Exercise instructions:
Wherever the word "this" appears in the entries, copy the whole line.

Records provided:
....................

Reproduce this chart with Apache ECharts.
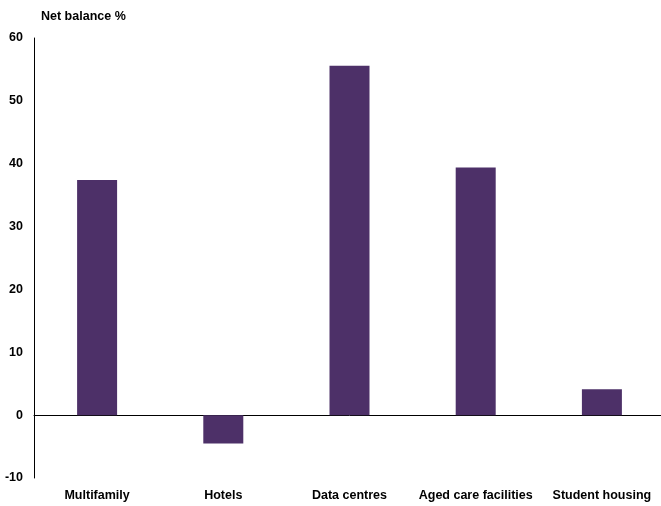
<!DOCTYPE html>
<html>
<head>
<meta charset="utf-8">
<script src="https://cdn.jsdelivr.net/npm/echarts@6/dist/echarts.min.js"></script>
<style>html,body{margin:0;padding:0;background:#fff;overflow:hidden}#c{width:665px;height:506px}</style>
</head>
<body>
<div id="c"></div>
<script>
const categories = ['Multifamily', 'Hotels', 'Data centres', 'Aged care facilities', 'Student housing'];
const netBalance = [37.4, -4.5, 55.6, 39.4, 4.1];
const yTicks = { min: -10, max: 60, interval: 10 };

const font = 'Liberation Sans, Arial, sans-serif';
const chart = echarts.init(document.getElementById('c'), null, { renderer: 'canvas' });
chart.setOption({
  animation: false,
  backgroundColor: '#ffffff',
  title: {
    text: 'Net balance %', left: 36, top: 5,
    textStyle: { fontFamily: font, fontSize: 12.5, fontWeight: 'bold', color: '#000' }
  },
  grid: { left: 34, right: 0, top: 38, bottom: 28 },
  xAxis: [{
    type: 'category', data: categories, position: 'bottom',
    axisLine: { show: false, onZero: false }, axisTick: { show: false },
    axisLabel: { margin: 11, fontFamily: font, fontSize: 12.5, fontWeight: 'bold', color: '#000', interval: 0 }
  }, {
    type: 'category', data: categories, position: 'bottom',
    axisLine: { show: true, onZero: true, lineStyle: { color: '#000', width: 1 } },
    axisTick: { show: false }, axisLabel: { show: false }
  }],
  yAxis: {
    type: 'value', min: yTicks.min, max: yTicks.max, interval: yTicks.interval,
    axisLine: { show: true, lineStyle: { color: '#000', width: 1 } },
    axisTick: { show: false }, splitLine: { show: false },
    axisLabel: { margin: 11, fontFamily: font, fontSize: 12.5, fontWeight: 'bold', color: '#000' }
  },
  series: [{
    type: 'bar', data: netBalance, barWidth: 40,
    itemStyle: { color: '#4d3068' }
  }]
});
</script>
</body>
</html>
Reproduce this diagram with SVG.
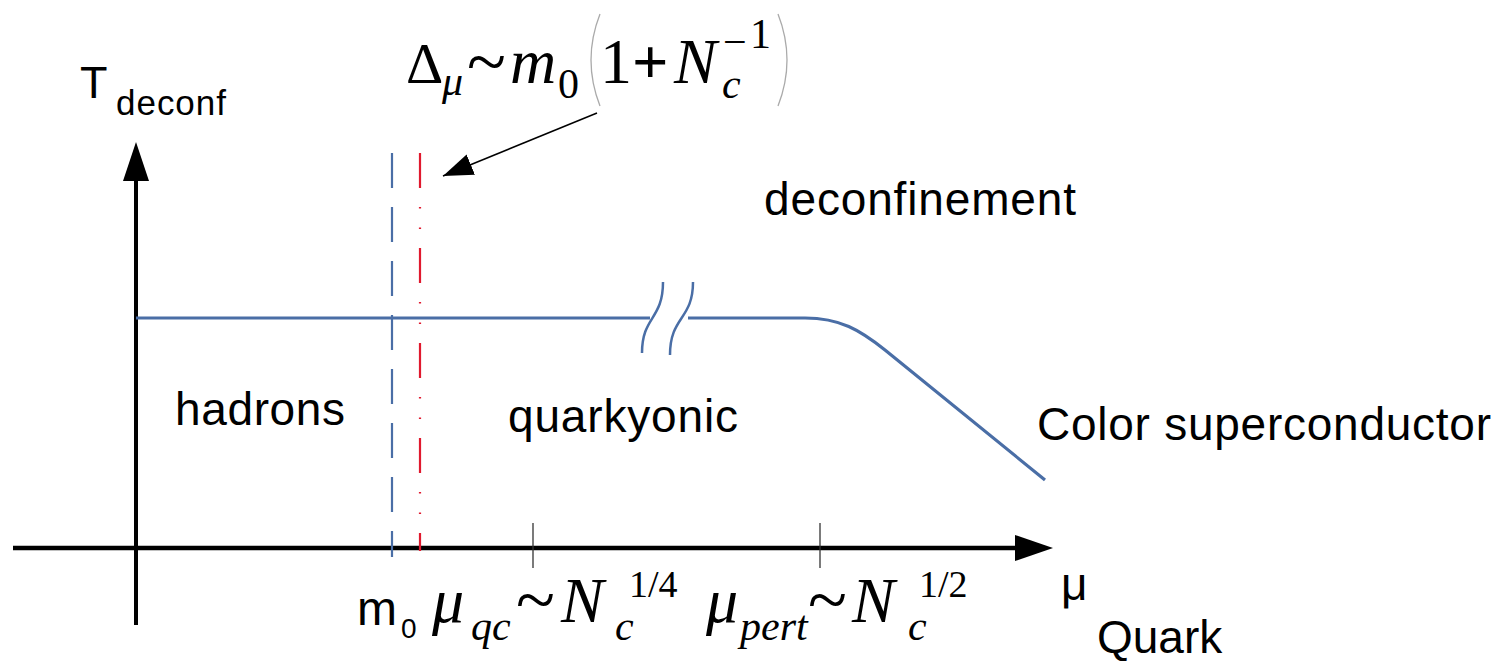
<svg xmlns="http://www.w3.org/2000/svg" width="1512" height="661" viewBox="0 0 1512 661">
<style>
.sans{font-family:"Liberation Sans",Arial,sans-serif;fill:#000}
.lbl{font-size:46px}
.ser{font-family:"Liberation Serif","Times New Roman",serif;fill:#000}
.it{font-style:italic}
.big{font-size:64px}
.tl{font-size:72px}
.sub{font-size:42px}
.sup{font-size:38px}
.blue{stroke:#4a6ea6;fill:none}
</style>
<defs>
<marker id="ah" markerUnits="userSpaceOnUse" markerWidth="32" markerHeight="24" refX="30" refY="11" orient="auto">
<path d="M0 0 L30 11 L0 22 Z" fill="#000"/>
</marker>
</defs>
<rect width="1512" height="661" fill="#fff"/>

<g id="axes">
<line x1="13" y1="548" x2="1018" y2="548" stroke="#000" stroke-width="4.5"/>
<path d="M1015 535 L1053 548 L1015 561 Z" fill="#000"/>
<line x1="136" y1="625" x2="136" y2="178" stroke="#000" stroke-width="4"/>
<path d="M136 142 L149 181 L123 181 Z" fill="#000"/>
<line x1="533" y1="523" x2="533" y2="568" stroke="#333" stroke-width="1.3"/>
<line x1="820" y1="523" x2="820" y2="568" stroke="#333" stroke-width="1.3"/>
</g>

<g id="phase-boundary">
<path class="blue" stroke-width="3.2" d="M136 318 L650 318"/>
<path class="blue" stroke-width="3.2" d="M688 318 L805 318 C840 318 860 330 885 350 L1045 480"/>
<path class="blue" stroke-width="2.5" d="M642 353 C642 316 663 320 663 282"/>
<path class="blue" stroke-width="2.5" d="M670 355 C670 316 693 320 693 282"/>
</g>

<g id="m0-line">
<line x1="392" y1="153" x2="392" y2="557" stroke="#4a6ea6" stroke-width="2.2" stroke-dasharray="35 19"/>
</g>
<g id="delta-line">
<line x1="420" y1="153" x2="420" y2="551" stroke="#e0192e" stroke-width="2.2" stroke-dasharray="35 19 1.5 19 1.5 19"/>
</g>

<g id="connectors">
<line x1="597" y1="113" x2="443" y2="176" stroke="#000" stroke-width="1.5" marker-end="url(#ah)"/>
</g>

<g id="axis-label-y">
<text class="sans" x="80" y="98" font-size="45">T</text>
<text class="sans" x="116" y="115" font-size="35" textLength="110">deconf</text>
</g>
<g id="axis-label-x">
<text class="sans" x="1061" y="600" font-size="46">μ</text>
<text class="sans lbl" x="1097" y="653">Quark</text>
</g>

<g id="region-deconfinement"><text class="sans lbl" x="764" y="215" textLength="312">deconfinement</text></g>
<g id="region-hadrons"><text class="sans lbl" x="175" y="425" textLength="170">hadrons</text></g>
<g id="region-quarkyonic"><text class="sans lbl" x="508" y="432" textLength="230">quarkyonic</text></g>
<g id="region-csc"><text class="sans lbl" x="1037" y="440" textLength="454">Color superconductor</text></g>

<g id="formula-delta">
<text class="ser" x="406" y="83" font-size="58">Δ</text>
<text class="ser it sub" x="442" y="95">μ</text>
<text class="ser tl" x="467" y="86">~</text>
<text class="ser it big" x="510" y="83">m</text>
<text class="ser sub" x="558" y="98">0</text>
<path d="M600 14 Q582 60 600 106" fill="none" stroke="#aaa" stroke-width="1.3"/>
<text class="ser big" x="600" y="83">1</text>
<text class="ser big" x="632" y="83" font-weight="bold">+</text>
<text class="ser it big" x="674" y="83">N</text>
<text class="ser it sub" x="722" y="98">c</text>
<text class="ser sub" x="723" y="56">−</text>
<text class="ser sub" x="750" y="48">1</text>
<path d="M778 14 Q796 60 778 106" fill="none" stroke="#aaa" stroke-width="1.3"/>
</g>

<g id="label-m0">
<text class="sans" x="357" y="625" font-size="48">m</text>
<text class="sans" x="401" y="638" font-size="28">0</text>
</g>

<g id="label-muqc">
<text class="ser it big" x="432" y="622">μ</text>
<text class="ser it sub" x="471" y="640">qc</text>
<text class="ser tl" x="516" y="624">~</text>
<text class="ser it big" x="561" y="622">N</text>
<text class="ser it sub" x="615" y="640">c</text>
<text class="ser sup" x="629" y="597">1/4</text>
</g>

<g id="label-mupert">
<text class="ser it big" x="706" y="622">μ</text>
<text class="ser it sub" x="740" y="640">pert</text>
<text class="ser tl" x="808" y="624">~</text>
<text class="ser it big" x="852" y="622">N</text>
<text class="ser it sub" x="908" y="640">c</text>
<text class="ser sup" x="919" y="597">1/2</text>
</g>
</svg>
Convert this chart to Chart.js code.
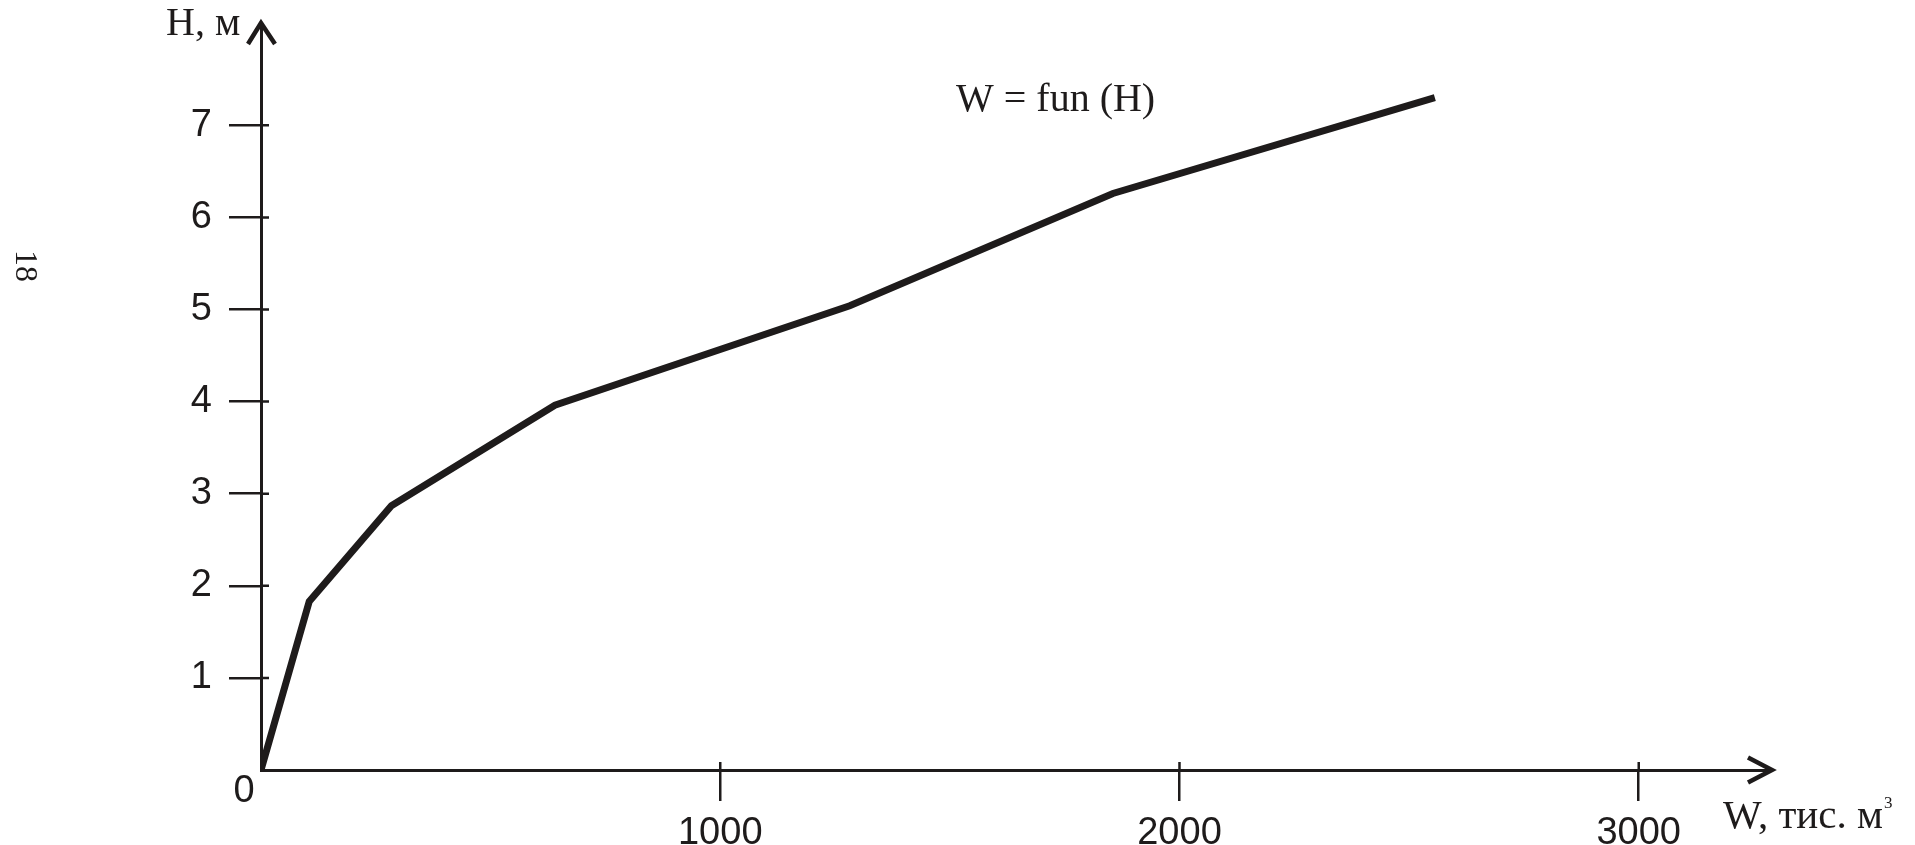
<!DOCTYPE html>
<html>
<head>
<meta charset="utf-8">
<script src="https://cdn.jsdelivr.net/npm/chart.js@4/dist/chart.umd.min.js"></script>
<style>
  html, body { margin: 0; padding: 0; background: #ffffff; }
  #wrap { width: 1915px; height: 845px; position: relative; }
</style>
</head>
<body>
<div id="wrap"><canvas id="volChart"></canvas></div>
<script>
// W, thousand m3 and H, m
const volume = [0, 105, 284, 640, 1282, 1855, 2556];
const depth = [0, 1.83, 2.87, 3.96, 5.04, 6.26, 7.3];
const xTicks = [1000, 2000, 3000];
const yTicks = [1, 2, 3, 4, 5, 6, 7];

const ink = "#1e1b1b";
const points = volume.map((w, i) => ({ x: w, y: depth[i] }));

// tick stubs inside the plot, arrow heads and free text
const decorations = {
  id: "decorations",
  afterDraw(chart) {
    const c = chart.ctx;
    const xs = chart.scales.x;
    const ys = chart.scales.y;
    const x0 = xs.getPixelForValue(0);
    const y0 = ys.getPixelForValue(0);
    const area = chart.chartArea;

    c.save();
    c.strokeStyle = ink;
    c.fillStyle = ink;
    c.lineWidth = 2.5;
    c.beginPath();
    yTicks.forEach(v => {
      const p = ys.getPixelForValue(v);
      c.moveTo(x0, p);
      c.lineTo(x0 + 8, p);
    });
    xTicks.forEach(v => {
      const p = xs.getPixelForValue(v);
      c.moveTo(p, y0);
      c.lineTo(p, y0 - 8);
    });
    c.stroke();

    // arrows
    c.lineWidth = 4.5;
    c.lineJoin = "miter";
    c.beginPath();
    c.moveTo(x0 - 13, area.top + 20);
    c.lineTo(x0, area.top - 1);
    c.lineTo(x0 + 14, area.top + 20);
    c.moveTo(area.right - 23, y0 - 12.5);
    c.lineTo(area.right + 1, y0);
    c.lineTo(area.right - 23, y0 + 12.5);
    c.stroke();

    // origin label
    c.font = '38px "Liberation Sans", Arial, sans-serif';
    c.textAlign = "center";
    c.textBaseline = "middle";
    c.fillText("0", x0 - 17, y0 + 22);

    c.textAlign = "left";
    c.textBaseline = "alphabetic";
    c.font = '40px "Liberation Serif", "Times New Roman", serif';
    c.fillText("H, м", 166, 35);
    c.font = '41px "Liberation Serif", "Times New Roman", serif';
    c.fillText("W, тис. м", 1723, 828);
    const wUnit = c.measureText("W, тис. м").width;
    c.font = '17px "Liberation Serif", "Times New Roman", serif';
    c.fillText("3", 1723 + wUnit + 1, 808);

    c.font = '40px "Liberation Serif", "Times New Roman", serif';
    c.fillText("W = fun (H)", 956, 111);

    // page number, turned with the page
    c.translate(24, 266);
    c.rotate(Math.PI / 2);
    c.font = '32px "Liberation Serif", "Times New Roman", serif';
    c.textAlign = "center";
    c.textBaseline = "middle";
    c.fillText("18", 0, 0);
    c.restore();
  }
};

const tickColor = ctx => (ctx.tick && ctx.tick.value === 0 ? "rgba(0,0,0,0)" : ink);

const ctx1 = document.getElementById("volChart").getContext("2d");
var chart1 = new Chart(ctx1, {
  type: "line",
  data: {
    datasets: [
      {
        label: "W = fun (H)",
        data: points,
        borderColor: ink,
        borderWidth: 7,
        borderJoinStyle: "miter",
        borderCapStyle: "butt",
        pointRadius: 0,
        tension: 0,
        fill: false,
      },
    ],
  },
  options: {
    responsive: true,
    maintainAspectRatio: false,
    animation: false,
    layout: {
      padding: { top: 24, right: 144, left: 0, bottom: 0 },
    },
    scales: {
      x: {
        type: "linear",
        min: 0,
        max: 3288,
        afterFit(scale) {
          scale.height = 75;
          scale.paddingLeft = 0;
          scale.paddingRight = 0;
        },
        afterBuildTicks(scale) { scale.ticks = [0].concat(xTicks).map(v => ({ value: v })); },
        border: { display: true, color: ink, width: 3 },
        grid: {
          display: true,
          drawOnChartArea: false,
          drawTicks: true,
          tickLength: 31,
          lineWidth: 2.5,
          color: tickColor,
        },
        ticks: {
          color: ink,
          padding: 10,
          maxRotation: 0,
          font: { family: '"Liberation Sans", Arial, sans-serif', size: 38 },
          callback: v => (v === 0 ? "" : v),
        },
      },
      y: {
        type: "linear",
        min: 0,
        max: 8.1,
        afterFit(scale) {
          scale.width = 261;
          scale.paddingTop = 0;
          scale.paddingBottom = 0;
        },
        afterBuildTicks(scale) { scale.ticks = [0].concat(yTicks).map(v => ({ value: v })); },
        border: { display: true, color: ink, width: 3 },
        grid: {
          display: true,
          drawOnChartArea: false,
          drawTicks: true,
          tickLength: 32,
          lineWidth: 2.5,
          color: tickColor,
        },
        ticks: {
          color: ink,
          padding: 17,
          font: { family: '"Liberation Sans", Arial, sans-serif', size: 38 },
          callback: v => (v === 0 ? "" : v),
        },
      },
    },
    plugins: {
      legend: { display: false },
      title: { display: false },
      tooltip: { enabled: false },
    },
  },
  plugins: [decorations],
});
</script>
</body>
</html>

....................

Task solution:
Reproduce this chart with Apache ECharts.
Reproduce this diagram with SVG.
Convert this chart to Chart.js code.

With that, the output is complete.